When Annuncio finally realizes that the abnormally high concentration of beryllium in the soil and plants of Junior was what killed the colonists, and that they all have to leave immediately, he does not trust the scientists to deal with it. He returns to the ship and persuades the crew to mutiny and take off from the planet. The captain is barely able to convince the crew to stop at the colony site to pick up the scientists. When Annuncio is put on trial for fomenting the mutiny, he explains his actions, is acquitted, and the ship returns to the Earth to seek medical treatment for its crew for beryllium poisoning.

==Reception==
Not much has been recorded. However, Anthony Boucher praised the novella, commending its balance of science and fiction "worthy of that Golden Age in which Asimov began his career."

==Themes==
Like other short stories by Asimov such as The Dead Past and Profession, the theme of Sucker Bait is the peril of scientific overspecialization. Only Annuncio, the professional generalist, can make the connections between seemingly unrelated facts that solves the mystery of the deaths of the original colonists, and he saves the crew and passengers of the Triple G. from sharing that fate. Asimov would soon begin to practice what he preached, making himself into a professional generalist by writing popular science books on a number of different fields, as well as The Intelligent Man's Guide to Science, a general overview of science as a whole.

==Story notes==
- This is the longest of Isaac Asimov's novellas.

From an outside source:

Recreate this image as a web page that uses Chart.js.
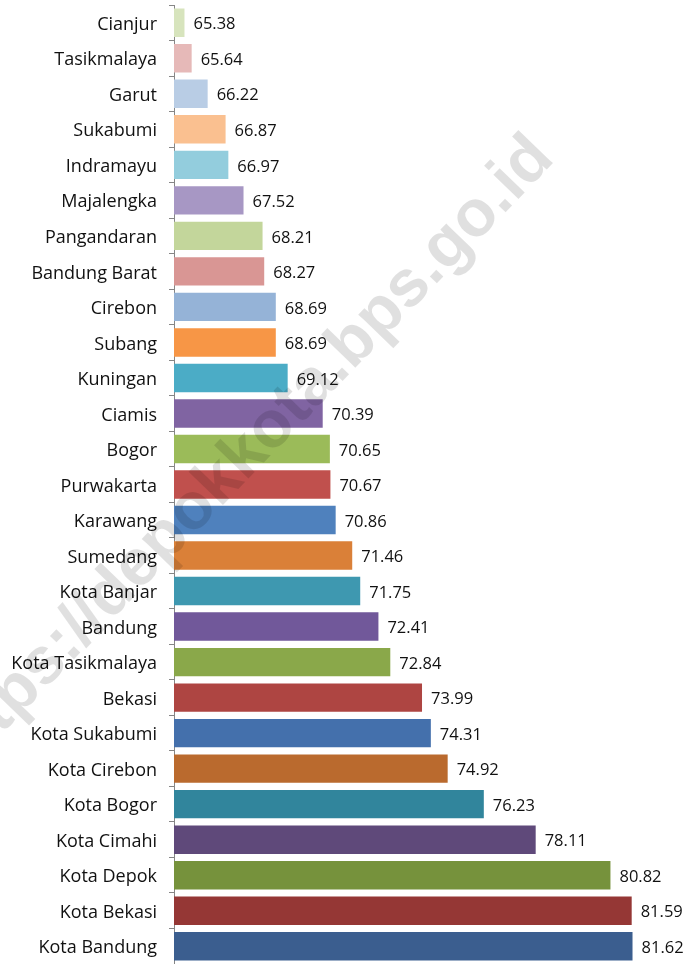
<!DOCTYPE html>
<html>
<head>
<meta charset="utf-8">
<script src="https://cdn.jsdelivr.net/npm/chart.js@4/dist/chart.umd.min.js"></script>
<style>
  html, body { margin: 0; padding: 0; background: #fff; }
  #wrap { width: 686px; height: 964px; position: relative; }
</style>
</head>
<body>
<div id="wrap"><canvas id="chartIpm"></canvas></div>
<script>
const wilayah = [
  "Cianjur", "Tasikmalaya", "Garut", "Sukabumi", "Indramayu", "Majalengka",
  "Pangandaran", "Bandung Barat", "Cirebon", "Subang", "Kuningan", "Ciamis",
  "Bogor", "Purwakarta", "Karawang", "Sumedang", "Kota Banjar", "Bandung",
  "Kota Tasikmalaya", "Bekasi", "Kota Sukabumi", "Kota Cirebon", "Kota Bogor",
  "Kota Cimahi", "Kota Depok", "Kota Bekasi", "Kota Bandung",
];
const nilai = [
  65.38, 65.64, 66.22, 66.87, 66.97, 67.52,
  68.21, 68.27, 68.69, 68.69, 69.12, 70.39,
  70.65, 70.67, 70.86, 71.46, 71.75, 72.41,
  72.84, 73.99, 74.31, 74.92, 76.23,
  78.11, 80.82, 81.59, 81.62,
];
const warna = [
  "#D7E4BD", "#E6B9B8", "#B9CDE5", "#FAC090", "#93CDDD", "#A797C4",
  "#C3D69B", "#D99694", "#95B3D7", "#F79646", "#4BACC6", "#8064A2",
  "#9BBB59", "#C0504D", "#4F81BD", "#DA8038", "#3E98B0", "#71589A",
  "#8AA84A", "#AE4542", "#4470AC", "#BA6A2E", "#31859C",
  "#5F497A", "#76923C", "#953735", "#3B5E8F",
];
const marcaAgua = "https://depokkota.bps.go.id";

// etiquetas de valor + marca de agua
const etiquetas = {
  id: "etiquetas",
  afterDatasetsDraw(chart) {
    const ctx = chart.ctx;
    ctx.save();
    ctx.translate(556, 160);
    ctx.rotate(-46 * Math.PI / 180);
    ctx.font = "bold 66px 'Liberation Sans'";
    ctx.fillStyle = "rgba(0,0,0,0.12)";
    ctx.textAlign = "right";
    ctx.textBaseline = "alphabetic";
    ctx.fillText(marcaAgua, 0, 0);
    ctx.restore();

    ctx.save();
    ctx.font = "16.5px 'Open Sans'";
    ctx.fillStyle = "#111";
    ctx.textAlign = "left";
    ctx.textBaseline = "middle";
    chart.getDatasetMeta(0).data.forEach((bar, i) => {
      ctx.fillText(nilai[i].toFixed(2), bar.x + 9, bar.y + 2);
    });
    ctx.restore();
  },
};

new Chart(document.getElementById("chartIpm"), {
  type: "bar",
  data: {
    labels: wilayah,
    datasets: [
      {
        data: nilai,
        backgroundColor: warna,
        barPercentage: 0.8,
        categoryPercentage: 1,
        borderWidth: 0,
      },
    ],
  },
  options: {
    indexAxis: "y",
    responsive: true,
    maintainAspectRatio: false,
    animation: false,
    layout: { padding: { top: 5, right: 43, bottom: 0, left: 0 } },
    plugins: { legend: { display: false }, tooltip: { enabled: false } },
    scales: {
      x: { display: false, min: 65, max: 82 },
      y: {
        grid: {
          display: true,
          drawOnChartArea: false,
          drawTicks: true,
          tickLength: 5,
          color: "#868686",
          offset: true,
        },
        border: { display: true, color: "#868686" },
        ticks: {
          color: "#111",
          font: { family: "Open Sans", size: 18 },
          padding: 12,
          labelOffset: 2,
        },
        afterFit: (s) => {
          s.width = 174;
          s.paddingTop = 0;
          s.paddingBottom = 0;
        },
      },
    },
  },
  plugins: [etiquetas],
});
</script>
</body>
</html>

- Although the two primaries of "Junior" are named Lagrange I and II in the story, the proper astronomical nomenclature would be Lagrange A and B.

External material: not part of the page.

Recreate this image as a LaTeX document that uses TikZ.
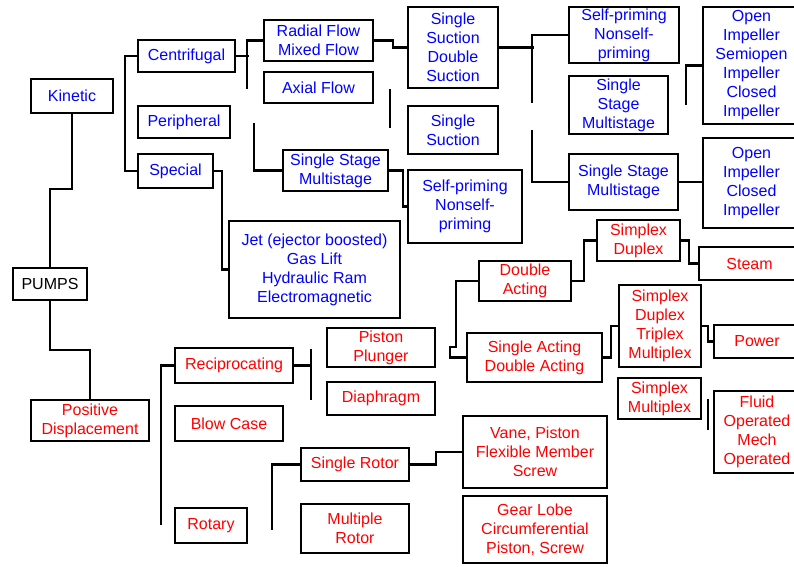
\documentclass[tikz,border=0pt]{standalone}
\usepackage{fontspec}
\setmainfont{Liberation Sans}
\usetikzlibrary{calc}

\begin{document}
\begin{tikzpicture}[x=1pt,y=-1pt,
    box/.style={draw,line width=2.4pt,align=center,inner sep=1pt,
      font=\fontsize{16}{19}\selectfont},
    kbox/.style={box,text=blue},
    pbox/.style={box,text=red},
    link/.style={line width=2.4pt}]
  \useasboundingbox (0,0) rectangle (794,566);

  % root
  \node[box,minimum width=74,minimum height=32] (pumps) at (50,284) {PUMPS};

  % kinetic branch
  \node[kbox,minimum width=82,minimum height=34] (kin) at (72,96) {Kinetic};
  \node[kbox,minimum width=97,minimum height=32] (cen) at (186.5,56) {Centrifugal};
  \node[kbox,minimum width=92,minimum height=32] (per) at (184,122) {Peripheral};
  \node[kbox,minimum width=75,minimum height=34] (spe) at (175.5,171) {Special};
  \node[kbox,minimum width=109,minimum height=41] (rad) at (318.5,40.5) {Radial Flow\\Mixed Flow};
  \node[kbox,minimum width=109,minimum height=31] (axi) at (318.5,87.5) {Axial Flow};
  \node[kbox,minimum width=105,minimum height=41] (ssm) at (335.5,170.5) {Single Stage\\Multistage};
  \node[kbox,minimum width=171,minimum height=97] (jet) at (314.5,269.5)
    {Jet (ejector boosted)\\Gas Lift\\Hydraulic Ram\\Electromagnetic};
  \node[kbox,minimum width=90,minimum height=81] (ssd) at (453,47.5) {Single\\Suction\\Double\\Suction};
  \node[kbox,minimum width=90,minimum height=48] (sgs) at (453,130) {Single\\Suction};
  \node[kbox,minimum width=114,minimum height=73] (spn) at (465,206.5) {Self-priming\\Nonself-\\priming};
  \node[kbox,minimum width=110,minimum height=56] (spa) at (624,35) {Self-priming\\Nonself-\\priming};
  \node[kbox,minimum width=99,minimum height=58] (smu) at (618.5,105) {Single\\Stage\\Multistage};
  \node[kbox,minimum width=109,minimum height=56] (ssl) at (623.5,182) {Single Stage\\Multistage};
  \node[kbox,minimum width=97,minimum height=117] (oim) at (751.5,65.5)
    {Open\\Impeller\\Semiopen\\Impeller\\Closed\\Impeller};
  \node[kbox,minimum width=97,minimum height=90] (oic) at (751.5,183)
    {Open\\Impeller\\Closed\\Impeller};

  % positive displacement branch
  \node[pbox,minimum width=118,minimum height=41] (pos) at (90,420.5) {Positive\\Displacement};
  \node[pbox,minimum width=118,minimum height=35] (rec) at (234,365.5) {Reciprocating};
  \node[pbox,minimum width=108,minimum height=35] (blo) at (229,423.5) {Blow Case};
  \node[pbox,minimum width=72,minimum height=35] (rot) at (211,525.5) {Rotary};
  \node[pbox,minimum width=108,minimum height=39] (pis) at (381,347.5) {Piston\\Plunger};
  \node[pbox,minimum width=108,minimum height=33] (dia) at (381,398.5) {Diaphragm};
  \node[pbox,minimum width=108,minimum height=33] (sro) at (355,464.5) {Single Rotor};
  \node[pbox,minimum width=108,minimum height=49] (mro) at (355,528.5) {Multiple\\Rotor};
  \node[pbox,minimum width=92,minimum height=40] (dac) at (525,281) {Double\\Acting};
  \node[pbox,minimum width=135,minimum height=49] (sad) at (534.5,357.5) {Single Acting\\Double Acting};
  \node[pbox,minimum width=83,minimum height=41] (sdu) at (638.5,240.5) {Simplex\\Duplex};
  \node[pbox,minimum width=82,minimum height=82] (sdt) at (660,326) {Simplex\\Duplex\\Triplex\\Multiplex};
  \node[pbox,minimum width=83,minimum height=41] (smx) at (659.5,398.5) {Simplex\\Multiplex};
  \node[pbox,minimum width=101,minimum height=33] (ste) at (749.5,263.5) {Steam};
  \node[pbox,minimum width=86,minimum height=33] (pow) at (757,341.5) {Power};
  \node[pbox,minimum width=86,minimum height=82] (flu) at (757,432) {Fluid\\Operated\\Mech\\Operated};
  \node[pbox,minimum width=144,minimum height=72] (vpi) at (535,452) {Vane, Piston\\Flexible Member\\Screw};
  \node[pbox,minimum width=144,minimum height=67] (glo) at (535,529.5) {Gear Lobe\\Circumferential\\Piston, Screw};

  % connectors, kinetic
  \draw[link] (pumps.north) -- ++(0,-78) -| (kin.south);
  \draw[link] (cen.west) -- ++(-12,0) |- (spe.west);
  \draw[link] (cen.east) -- ++(13,0);
  \draw[link] (rad.west) -| ++(-16,48);
  \draw[link] (rad.east) -- ++(19,0) |- (ssd.west);
  \draw[link] (sgs.west) ++(-17,-2) -- ++(0,-39);
  \draw[link] (ssm.west) -| ++(-28,-48);
  \draw[link] (spe.east) -- ++(8,0) |- (jet.west);
  \draw[link] (ssm.east) -- ++(14,0) |- (spn.west);
  \draw[link] (ssd.east) -- ++(35,0);
  \draw[link] (spa.west) -| ++(-36,68);
  \draw[link] (ssl.west) -| ++(-36,-52);
  \draw[link] (oim.west) -| ++(-16,39);
  \draw[link] (ssl.east) -- (ssl.east -| oic.west);

  % connectors, positive displacement
  \draw[link] (pumps.south) -- ++(0,49) -| (pos.north);
  \draw[link] (rec.west) -| ++(-13,159);
  \draw[link] (rec.east) -- ++(17,0) coordinate (rj);
  \draw[link] (rj) ++(0,-17) -- ++(0,51);
  \draw[link] (sro.west) -| ++(-28,65);
  \draw[link] (sro.east) -- ++(26,0) |- (vpi.west);
  \draw[link] (dac.west) -- ++(-22,0) -- ++(0,66) -- ++(-6,0) |- (sad.west);
  \draw[link] (dac.east) -- ++(12,0) |- (sdu.west);
  \draw[link] (sdu.east) -- ++(8,0) |- (ste.west);
  \draw[link] (sad.east) -- ++(8,0) |- (sdt.west);
  \draw[link] (sdt.east) -- ++(6,0) |- (pow.west);
  \draw[link] (smx.east) ++(6,0) -- ++(0,31);
\end{tikzpicture}
\end{document}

- "Sucker Bait" mentions several fictional planets, including some from other stories: Troas (Junior), Coralemon, Aurora, Sarmatia, Coma Minor, Hesperus, Pretoria, Altmark, and Lepta.
- Some "80,000 worlds" are mentioned as having been colonized by the future time-period in which the story is set.
- This novella was stated by Asimov (in 1955) to have been set in his Foundation universe, although some slight inconsistencies exist with the political status and physical condition of the Earth by the time frame of the tale—with no mention being made of the Earth's ever-increasing radioactivity (though this was retconned to be a very, very gradual process, and not the result of a nuclear war c. 10,000 A.D., and the Earth still appears to be the center of the human race in general). This, however, was an early version of the timeline, inconsistent with Asimov's "Robot" tales.
- At one point, a scientist states that a computer cannot do what the Mnemonic Service does, since even if there is a computer that knows all the required data, no one will know to ask the right question. A similar theme is present in the short story "Jokester,” which it is stated that such people (so called Grand Masters), capable of finding the right questions to ask the all-knowing Multivac do exist, but are extremely rare, only born about once a decade.
- An illustration in the issue of Astounding magazine in which the first part of this novella appeared features a chemistry-based wordplay. It shows a group of people gathered before a promotion-of-emigration poster reading "Be On Troas!" Though this is apparently an invitation to emigrate, it is also a slight give-away of the story's solution: "Be" is the chemical symbol for beryllium.